All Aboard The Seven Line
BY GLORIA SANDERS
T he next stop on the No. 7 line brings us to 61st
Street/Woodside, located right above the Long Island Rail Road Woodside station.
Woodside was first home to a community of Irish immigrants. The non-profit Emerald Isle Immigration Center located two blocks from the train stop, has been serving the Irish immigrant community for years, offering job placement, training, and counseling. The population has grown increasingly diverse in the past several years, with Koreans, South Asians, Mexicans, Dominicans and Ecuadorians living alongside the Irish residents. Serving this culturally driven community is Woodside On the Move, a community development organization that offers housing assistance and job placement and organizes cultural events for the community.
Located in the commercial area near Northern Boulevard, Queens Boulevard, Woodside Avenue and Roosevelt Avenue, are Woodside’s major shopping streets. The stores are many, the restaurants and delicatessens are diverse and the people seem to be patronizing them all.
Woodside’s housing stock consists mostly of apartment buildings and private houses. Woodside Court, the oldest apartment building in Woodside, was built in 1916, and has been in existence for almost as long as the No. 7 train.
Woodside is also famous for its Doughboy Park, ranked the 18th best park in the city by the non-profit New Yorkers for Parks. In the park stands The Returned Soldier, a statue in memory of those lost in World War I. In 1928, five years after The Returned Soldier was dedicated, the American Federation of Arts declared the statue to be “the best war memorial of its kind in the United States.”

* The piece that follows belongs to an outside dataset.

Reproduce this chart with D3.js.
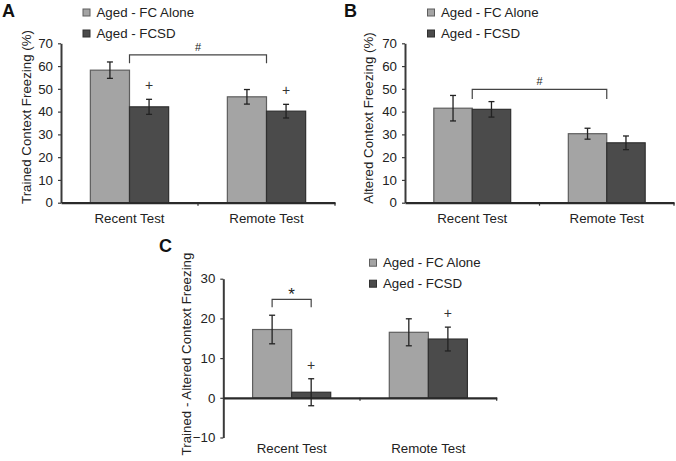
<!DOCTYPE html>
<html>
<head>
<meta charset="utf-8">
<script src="https://cdn.jsdelivr.net/npm/d3@7"></script>
<style>
  html, body { margin: 0; padding: 0; background: #fff; }
  svg { display: block; font-family: "Liberation Sans", Arial, sans-serif; }
</style>
</head>
<body>
<svg id="chart" width="676" height="461"></svg>
<script>
// ---- data ----
const categories = ["Recent Test", "Remote Test"];
const seriesNames = ["Aged - FC Alone", "Aged - FCSD"];

const trainedFC = [58.2, 46.5];
const trainedFCErr = [3.6, 3.2];
const trainedFCSD = [42.1, 40.2];
const trainedFCSDErr = [3.3, 3.0];

const alteredFC = [41.5, 30.3];
const alteredFCErr = [5.6, 2.4];
const alteredFCSD = [41.0, 26.3];
const alteredFCSDErr = [3.4, 3.0];

const diffFC = [17.2, 16.5];
const diffFCErr = [3.6, 3.4];
const diffFCSD = [1.4, 14.8];
const diffFCSDErr = [3.4, 3.0];

const ticksAB = [0, 10, 20, 30, 40, 50, 60, 70];
const ticksC = [-10, 0, 10, 20, 30];

const plusA = [false, true, false, true]; // per bar: FC recent, FCSD recent, FC remote, FCSD remote
const plusB = [false, false, false, false];
const plusC = [false, true, false, true];

const colors = { fill: ["#a4a4a4", "#4b4b4b"], stroke: ["#5e5e5e", "#303030"] };
const FONT = 13.3;

const svg = d3.select("#chart");

function drawPanel(o) {
  const g = svg.append("g");
  const x0 = d3.scaleBand().domain(categories).range([o.x0, o.x1]).padding(0);
  const x1 = d3.scaleBand().domain(seriesNames).range([0, x0.bandwidth()]).paddingInner(0).paddingOuter(0.75);
  const y = d3.scaleLinear().domain(o.domain).range([o.yBottom, o.yTop]);

  const rows = [];
  categories.forEach((c, i) => {
    rows.push({ c, s: seriesNames[0], v: o.fc[i], e: o.fcErr[i], k: 0 });
    rows.push({ c, s: seriesNames[1], v: o.fcsd[i], e: o.fcsdErr[i], k: 1 });
  });

  // y axis
  const yAxis = d3.axisLeft(y).tickValues(o.ticks).tickSize(3).tickPadding(5).tickSizeOuter(0);
  const ya = g.append("g").attr("transform", `translate(${o.x0},0)`).call(yAxis);
  ya.select(".domain").attr("stroke", "#3a3a3a").attr("stroke-width", 2);
  ya.selectAll(".tick line").attr("stroke", "#3a3a3a").attr("stroke-width", 1.2);
  ya.selectAll(".tick text").attr("font-size", FONT).attr("fill", "#222")
    .attr("font-family", "Liberation Sans, Arial, sans-serif");

  // bars
  g.selectAll("rect.bar").data(rows).join("rect")
    .attr("x", d => x0(d.c) + x1(d.s))
    .attr("width", x1.bandwidth())
    .attr("y", d => y(Math.max(0, d.v)))
    .attr("height", d => Math.abs(y(d.v) - y(0)))
    .attr("fill", d => colors.fill[d.k])
    .attr("stroke", d => colors.stroke[d.k])
    .attr("stroke-width", 1.2);

  // x axis line at zero
  const xAxis = d3.axisBottom(x0).tickSize(0).tickFormat("");
  const xa = g.append("g").attr("transform", `translate(0,${y(0)})`).call(xAxis);
  xa.select(".domain").attr("stroke", "#2a2a2a").attr("stroke-width", 2.2);
  // boundary tick marks
  const bounds = [o.x0 + x0.step(), o.x1];
  xa.selectAll("line.bt").data(bounds).join("line")
    .attr("x1", d => d).attr("x2", d => d).attr("y1", 0).attr("y2", 3)
    .attr("stroke", "#2a2a2a").attr("stroke-width", 1.2);

  // category labels
  g.selectAll("text.cat").data(categories).join("text")
    .attr("x", d => x0(d) + x0.bandwidth() / 2)
    .attr("y", o.catY)
    .attr("text-anchor", "middle")
    .attr("font-size", FONT).attr("fill", "#222")
    .text(d => d);

  // error bars
  const eb = g.selectAll("g.eb").data(rows).join("g");
  const cx = d => x0(d.c) + x1(d.s) + x1.bandwidth() / 2;
  eb.append("line").attr("x1", cx).attr("x2", cx)
    .attr("y1", d => y(d.v + d.e)).attr("y2", d => y(d.v - d.e))
    .attr("stroke", "#222").attr("stroke-width", 1.3);
  [1, -1].forEach(sgn => {
    eb.append("line").attr("x1", d => cx(d) - 3).attr("x2", d => cx(d) + 3)
      .attr("y1", d => y(d.v + sgn * d.e)).attr("y2", d => y(d.v + sgn * d.e))
      .attr("stroke", "#222").attr("stroke-width", 1.3);
  });

  // plus markers
  g.selectAll("text.plus").data(rows.filter((d, i) => o.plus[i])).join("text")
    .attr("x", cx)
    .attr("y", d => y(d.v + d.e) - 14)
    .attr("dy", "0.35em")
    .attr("text-anchor", "middle")
    .attr("font-size", 14).attr("fill", "#333")
    .text("+");

  // bracket
  const bx1 = o.bracket.from(x0, x1), bx2 = o.bracket.to(x0, x1);
  const by = y(o.bracket.level), byl = y(o.bracket.leg);
  g.append("path")
    .attr("d", `M${bx1},${byl}V${by}H${bx2}V${byl}`)
    .attr("fill", "none").attr("stroke", "#444").attr("stroke-width", 1.2);
  g.append("text")
    .attr("x", (bx1 + bx2) / 2).attr("y", by - o.bracket.gap).attr("dy", "0.35em")
    .attr("text-anchor", "middle").attr("font-size", o.bracket.size).attr("fill", "#222")
    .text(o.bracket.label);

  // y title
  g.append("text")
    .attr("transform", `translate(${o.titleX},${o.titleY}) rotate(-90)`)
    .attr("text-anchor", "middle")
    .attr("font-size", FONT).attr("fill", "#222")
    .text(o.title);

  // legend
  const lg = g.selectAll("g.lg").data(seriesNames).join("g")
    .attr("transform", (d, i) => `translate(${o.legX},${o.legY + i * 21})`);
  lg.append("rect").attr("x", 0.5).attr("y", -3.5).attr("width", 7).attr("height", 7)
    .attr("fill", (d, i) => colors.fill[i]).attr("stroke", (d, i) => colors.stroke[i]).attr("stroke-width", 1);
  lg.append("text").attr("x", 14).attr("y", 0).attr("dy", "0.35em")
    .attr("font-size", FONT).attr("fill", "#222").text(d => d);

  // panel letter
  g.append("text").attr("x", o.letterX).attr("y", o.letterY)
    .attr("font-size", 18).attr("font-weight", "bold").attr("fill", "#111").text(o.letter);
}

const groupCenter = i => (x0, x1) => x0(categories[i]) + x0.bandwidth() / 2;
const barCenter = (i, k) => (x0, x1) => x0(categories[i]) + x1(seriesNames[k]) + x1.bandwidth() / 2;

drawPanel({
  letter: "A", letterX: 2, letterY: 17,
  x0: 61, x1: 335, yTop: 43.3, yBottom: 202.7, domain: [0, 70], ticks: ticksAB,
  fc: trainedFC, fcErr: trainedFCErr, fcsd: trainedFCSD, fcsdErr: trainedFCSDErr,
  plus: plusA, catY: 223.3,
  bracket: { from: groupCenter(0), to: groupCenter(1), level: 64.9, leg: 61.2, label: "#", size: 11, gap: 8 },
  title: "Trained Context Freezing (%)", titleX: 31, titleY: 117,
  legX: 82.5, legY: 12.5
});

drawPanel({
  letter: "B", letterX: 344, letterY: 17,
  x0: 405, x1: 674, yTop: 43.3, yBottom: 202.7, domain: [0, 70], ticks: ticksAB,
  fc: alteredFC, fcErr: alteredFCErr, fcsd: alteredFCSD, fcsdErr: alteredFCSDErr,
  plus: plusB, catY: 223.3,
  bracket: { from: groupCenter(0), to: groupCenter(1), level: 49.8, leg: 45.5, label: "#", size: 11, gap: 8 },
  title: "Altered Context Freezing (%)", titleX: 372.5, titleY: 118,
  legX: 427, legY: 12.5
});

drawPanel({
  letter: "C", letterX: 159, letterY: 252,
  x0: 223.3, x1: 496.7, yTop: 278.7, yBottom: 437.5, domain: [-10, 30], ticks: ticksC,
  fc: diffFC, fcErr: diffFCErr, fcsd: diffFCSD, fcsdErr: diffFCSDErr,
  plus: plusC, catY: 453.3,
  bracket: { from: barCenter(0, 0), to: barCenter(0, 1), level: 24.8, leg: 22.8, label: "*", size: 17, gap: 5 },
  title: "Trained - Altered Context Freezing", titleX: 191, titleY: 354,
  legX: 369, legY: 262.7
});
</script>
</body>
</html>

In 1926 WWRL Radio, 1160 AM, began broadcasting from a building in Woodside with a transmitter and an antenna in its backyard. The radio station gave amateurs a chance to catch their big break on their way to stardom. One such amateur, a singer from Astoria, became known throughout the world as Ethel Merman. WWRL continued to broadcast from Woodside until early 2005, when the station relocated to Manhattan.